Written exercise
Transcribe each line of the material as it is, and drop any picture.
===============
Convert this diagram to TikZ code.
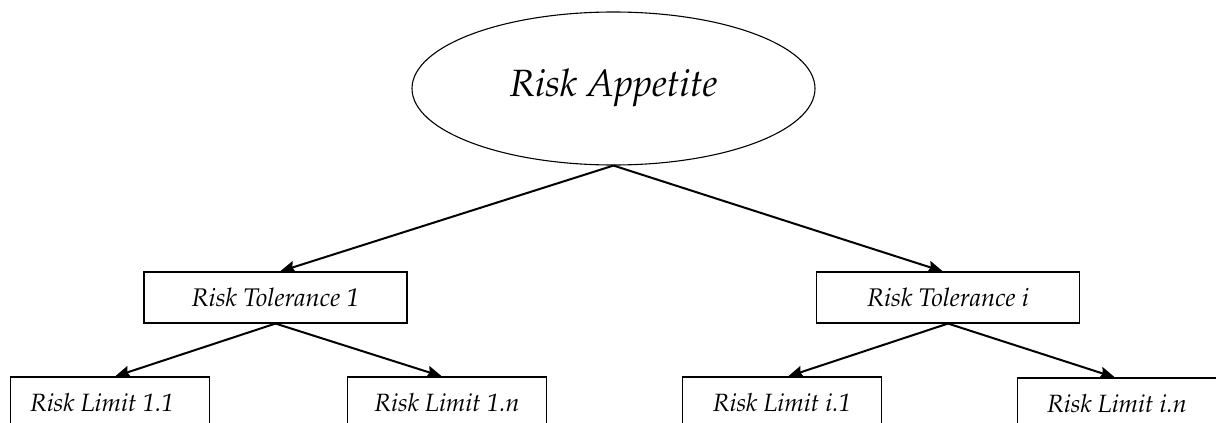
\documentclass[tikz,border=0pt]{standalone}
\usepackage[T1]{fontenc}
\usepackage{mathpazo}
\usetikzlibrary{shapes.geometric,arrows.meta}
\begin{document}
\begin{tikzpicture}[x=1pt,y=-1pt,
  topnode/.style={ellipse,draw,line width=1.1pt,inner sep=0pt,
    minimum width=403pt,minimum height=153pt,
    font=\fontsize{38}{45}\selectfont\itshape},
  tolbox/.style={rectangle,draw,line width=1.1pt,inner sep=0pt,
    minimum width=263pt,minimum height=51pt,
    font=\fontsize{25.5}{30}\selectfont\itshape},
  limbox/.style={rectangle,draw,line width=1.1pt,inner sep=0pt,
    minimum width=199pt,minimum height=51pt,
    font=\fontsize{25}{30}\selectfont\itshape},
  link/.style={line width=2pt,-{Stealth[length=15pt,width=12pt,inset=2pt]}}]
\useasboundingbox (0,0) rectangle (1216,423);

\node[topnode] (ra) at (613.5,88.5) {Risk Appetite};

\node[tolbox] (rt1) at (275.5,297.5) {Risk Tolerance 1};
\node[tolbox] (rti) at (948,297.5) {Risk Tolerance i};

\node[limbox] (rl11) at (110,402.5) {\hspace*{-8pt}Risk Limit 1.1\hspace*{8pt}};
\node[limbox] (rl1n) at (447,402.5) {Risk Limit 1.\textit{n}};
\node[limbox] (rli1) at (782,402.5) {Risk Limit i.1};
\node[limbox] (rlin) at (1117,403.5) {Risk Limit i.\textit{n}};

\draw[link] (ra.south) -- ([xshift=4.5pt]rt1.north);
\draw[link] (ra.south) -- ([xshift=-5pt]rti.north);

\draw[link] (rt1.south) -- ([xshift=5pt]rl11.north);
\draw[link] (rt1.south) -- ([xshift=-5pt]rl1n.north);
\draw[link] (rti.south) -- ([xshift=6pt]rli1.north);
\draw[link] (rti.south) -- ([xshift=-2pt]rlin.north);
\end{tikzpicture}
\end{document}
===============
Complete answer
Convert this diagram to TikZ code.
\documentclass[tikz,border=0pt]{standalone}
\usepackage[T1]{fontenc}
\usepackage{mathpazo}
\usetikzlibrary{shapes.geometric,arrows.meta}
\begin{document}
\begin{tikzpicture}[x=1pt,y=-1pt,
  topnode/.style={ellipse,draw,line width=1.1pt,inner sep=0pt,
    minimum width=403pt,minimum height=153pt,
    font=\fontsize{38}{45}\selectfont\itshape},
  tolbox/.style={rectangle,draw,line width=1.1pt,inner sep=0pt,
    minimum width=263pt,minimum height=51pt,
    font=\fontsize{25.5}{30}\selectfont\itshape},
  limbox/.style={rectangle,draw,line width=1.1pt,inner sep=0pt,
    minimum width=199pt,minimum height=51pt,
    font=\fontsize{25}{30}\selectfont\itshape},
  link/.style={line width=2pt,-{Stealth[length=15pt,width=12pt,inset=2pt]}}]
\useasboundingbox (0,0) rectangle (1216,423);

\node[topnode] (ra) at (613.5,88.5) {Risk Appetite};

\node[tolbox] (rt1) at (275.5,297.5) {Risk Tolerance 1};
\node[tolbox] (rti) at (948,297.5) {Risk Tolerance i};

\node[limbox] (rl11) at (110,402.5) {\hspace*{-8pt}Risk Limit 1.1\hspace*{8pt}};
\node[limbox] (rl1n) at (447,402.5) {Risk Limit 1.\textit{n}};
\node[limbox] (rli1) at (782,402.5) {Risk Limit i.1};
\node[limbox] (rlin) at (1117,403.5) {Risk Limit i.\textit{n}};

\draw[link] (ra.south) -- ([xshift=4.5pt]rt1.north);
\draw[link] (ra.south) -- ([xshift=-5pt]rti.north);

\draw[link] (rt1.south) -- ([xshift=5pt]rl11.north);
\draw[link] (rt1.south) -- ([xshift=-5pt]rl1n.north);
\draw[link] (rti.south) -- ([xshift=6pt]rli1.north);
\draw[link] (rti.south) -- ([xshift=-2pt]rlin.north);
\end{tikzpicture}
\end{document}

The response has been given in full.